• Work to be completed:
Please transcribe the listing below in full and word for word, without its pictures.

• Material:
::::

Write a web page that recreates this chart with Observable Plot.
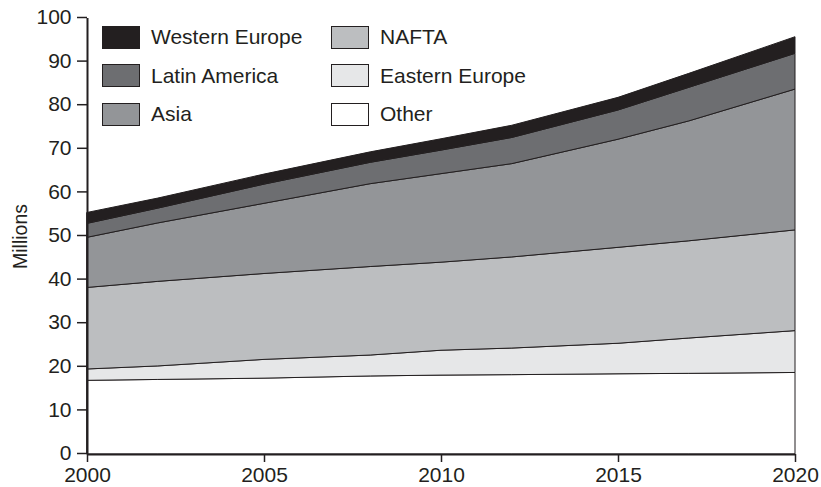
<!DOCTYPE html>
<html>
<head>
<meta charset="utf-8">
<script src="https://cdn.jsdelivr.net/npm/d3@7"></script>
<script src="https://cdn.jsdelivr.net/npm/@observablehq/plot@0.6"></script>
<style>
  html, body { margin: 0; padding: 0; background: #fff; }
  #wrap { position: relative; width: 821px; height: 487px; font-family: 'Liberation Sans', Arial, sans-serif; color: #231f20; }
  .leg { position: absolute; display: flex; align-items: center; font-size: 21px; white-space: nowrap; }
  .sw { width: 36px; height: 21px; border: 1.5px solid #231f20; margin-right: 11px; box-sizing: content-box; }
</style>
</head>
<body>
<div id="wrap"></div>
<script>
// Data (millions), stacked bottom to top
const years = [2000, 2002, 2005, 2008, 2010, 2012, 2015, 2017, 2020];
const other          = [16.9, 17.1, 17.4, 17.9, 18.1, 18.2, 18.4, 18.5, 18.7];
const easternEurope  = [2.6, 3.1, 4.3, 4.8, 5.7, 6.1, 7.0, 8.1, 9.6];
const nafta          = [18.7, 19.4, 19.7, 20.3, 20.2, 20.9, 22.0, 22.3, 23.1];
const asia           = [11.5, 13.4, 16.1, 19.0, 20.3, 21.4, 24.8, 27.5, 32.3];
const latinAmerica   = [3.2, 3.4, 4.4, 4.9, 5.4, 6.0, 6.7, 7.7, 8.2];
const westernEurope  = [2.5, 2.3, 2.3, 2.4, 2.6, 2.8, 2.9, 3.2, 3.8];

const regions = ["Other", "Eastern Europe", "NAFTA", "Asia", "Latin America", "Western Europe"];
const regionValues = [other, easternEurope, nafta, asia, latinAmerica, westernEurope];
const regionColors = ["#ffffff", "#e6e7e8", "#bcbec0", "#939598", "#6d6e71", "#231f20"];
const xTicks = [2000, 2005, 2010, 2015, 2020];
const yTicks = [0, 10, 20, 30, 40, 50, 60, 70, 80, 90, 100];
const legendOrder = ["Western Europe", "Latin America", "Asia", "NAFTA", "Eastern Europe", "Other"];

const table = [];
regions.forEach((r, i) => years.forEach((y, j) => table.push({year: y, value: regionValues[i][j], region: r})));

const ink = "#231f20";
const chart = Plot.plot({
  width: 821,
  height: 487,
  marginLeft: 87,
  marginRight: 26,
  marginTop: 18,
  marginBottom: 33,
  style: {fontFamily: "'Liberation Sans', Arial, sans-serif", fontSize: "21px", color: ink, background: "#fff"},
  x: {type: "linear", domain: [2000, 2020]},
  y: {domain: [0, 100]},
  color: {domain: regions, range: regionColors},
  marks: [
    Plot.areaY(table, {x: "year", y: "value", z: "region", fill: "region", order: regions,
      stroke: ink, strokeWidth: 1, strokeLinejoin: "round"}),
    Plot.ruleX([2000], {stroke: ink, strokeWidth: 2}),
    Plot.ruleY([0], {stroke: ink, strokeWidth: 2}),
    Plot.axisY({ticks: yTicks, tickSize: 10, tickPadding: 6, label: null, fontSize: 21, dy: -1, stroke: ink, strokeWidth: 1.5}),
    Plot.axisX({ticks: xTicks, tickFormat: d => String(d), tickSize: 8, tickPadding: 5, label: null, fontSize: 21, stroke: ink, strokeWidth: 1.5}),
    Plot.text(["Millions"], {frameAnchor: "left", text: d => d, rotate: -90, dx: -67, textAnchor: "middle", fontSize: 19.5, fill: ink})
  ]
});

const wrap = document.getElementById("wrap");
wrap.appendChild(chart);

// Legend overlay
const colorOf = Object.fromEntries(regions.map((r, i) => [r, regionColors[i]]));
legendOrder.forEach((name, k) => {
  const col = Math.floor(k / 3), row = k % 3;
  const el = document.createElement("div");
  el.className = "leg";
  el.style.left = (col === 0 ? 102 : 331) + "px";
  el.style.top = (25 + row * 38.5) + "px";
  el.style.height = "24px";
  const sw = document.createElement("div");
  sw.className = "sw";
  sw.style.background = colorOf[name];
  const t = document.createElement("span");
  t.textContent = name;
  el.appendChild(sw);
  el.appendChild(t);
  wrap.appendChild(el);
});
</script>
</body>
</html>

::::

• Solution to the exercise:
Write a web page that recreates this chart with Observable Plot.
<!DOCTYPE html>
<html>
<head>
<meta charset="utf-8">
<script src="https://cdn.jsdelivr.net/npm/d3@7"></script>
<script src="https://cdn.jsdelivr.net/npm/@observablehq/plot@0.6"></script>
<style>
  html, body { margin: 0; padding: 0; background: #fff; }
  #wrap { position: relative; width: 821px; height: 487px; font-family: 'Liberation Sans', Arial, sans-serif; color: #231f20; }
  .leg { position: absolute; display: flex; align-items: center; font-size: 21px; white-space: nowrap; }
  .sw { width: 36px; height: 21px; border: 1.5px solid #231f20; margin-right: 11px; box-sizing: content-box; }
</style>
</head>
<body>
<div id="wrap"></div>
<script>
// Data (millions), stacked bottom to top
const years = [2000, 2002, 2005, 2008, 2010, 2012, 2015, 2017, 2020];
const other          = [16.9, 17.1, 17.4, 17.9, 18.1, 18.2, 18.4, 18.5, 18.7];
const easternEurope  = [2.6, 3.1, 4.3, 4.8, 5.7, 6.1, 7.0, 8.1, 9.6];
const nafta          = [18.7, 19.4, 19.7, 20.3, 20.2, 20.9, 22.0, 22.3, 23.1];
const asia           = [11.5, 13.4, 16.1, 19.0, 20.3, 21.4, 24.8, 27.5, 32.3];
const latinAmerica   = [3.2, 3.4, 4.4, 4.9, 5.4, 6.0, 6.7, 7.7, 8.2];
const westernEurope  = [2.5, 2.3, 2.3, 2.4, 2.6, 2.8, 2.9, 3.2, 3.8];

const regions = ["Other", "Eastern Europe", "NAFTA", "Asia", "Latin America", "Western Europe"];
const regionValues = [other, easternEurope, nafta, asia, latinAmerica, westernEurope];
const regionColors = ["#ffffff", "#e6e7e8", "#bcbec0", "#939598", "#6d6e71", "#231f20"];
const xTicks = [2000, 2005, 2010, 2015, 2020];
const yTicks = [0, 10, 20, 30, 40, 50, 60, 70, 80, 90, 100];
const legendOrder = ["Western Europe", "Latin America", "Asia", "NAFTA", "Eastern Europe", "Other"];

const table = [];
regions.forEach((r, i) => years.forEach((y, j) => table.push({year: y, value: regionValues[i][j], region: r})));

const ink = "#231f20";
const chart = Plot.plot({
  width: 821,
  height: 487,
  marginLeft: 87,
  marginRight: 26,
  marginTop: 18,
  marginBottom: 33,
  style: {fontFamily: "'Liberation Sans', Arial, sans-serif", fontSize: "21px", color: ink, background: "#fff"},
  x: {type: "linear", domain: [2000, 2020]},
  y: {domain: [0, 100]},
  color: {domain: regions, range: regionColors},
  marks: [
    Plot.areaY(table, {x: "year", y: "value", z: "region", fill: "region", order: regions,
      stroke: ink, strokeWidth: 1, strokeLinejoin: "round"}),
    Plot.ruleX([2000], {stroke: ink, strokeWidth: 2}),
    Plot.ruleY([0], {stroke: ink, strokeWidth: 2}),
    Plot.axisY({ticks: yTicks, tickSize: 10, tickPadding: 6, label: null, fontSize: 21, dy: -1, stroke: ink, strokeWidth: 1.5}),
    Plot.axisX({ticks: xTicks, tickFormat: d => String(d), tickSize: 8, tickPadding: 5, label: null, fontSize: 21, stroke: ink, strokeWidth: 1.5}),
    Plot.text(["Millions"], {frameAnchor: "left", text: d => d, rotate: -90, dx: -67, textAnchor: "middle", fontSize: 19.5, fill: ink})
  ]
});

const wrap = document.getElementById("wrap");
wrap.appendChild(chart);

// Legend overlay
const colorOf = Object.fromEntries(regions.map((r, i) => [r, regionColors[i]]));
legendOrder.forEach((name, k) => {
  const col = Math.floor(k / 3), row = k % 3;
  const el = document.createElement("div");
  el.className = "leg";
  el.style.left = (col === 0 ? 102 : 331) + "px";
  el.style.top = (25 + row * 38.5) + "px";
  el.style.height = "24px";
  const sw = document.createElement("div");
  sw.className = "sw";
  sw.style.background = colorOf[name];
  const t = document.createElement("span");
  t.textContent = name;
  el.appendChild(sw);
  el.appendChild(t);
  wrap.appendChild(el);
});
</script>
</body>
</html>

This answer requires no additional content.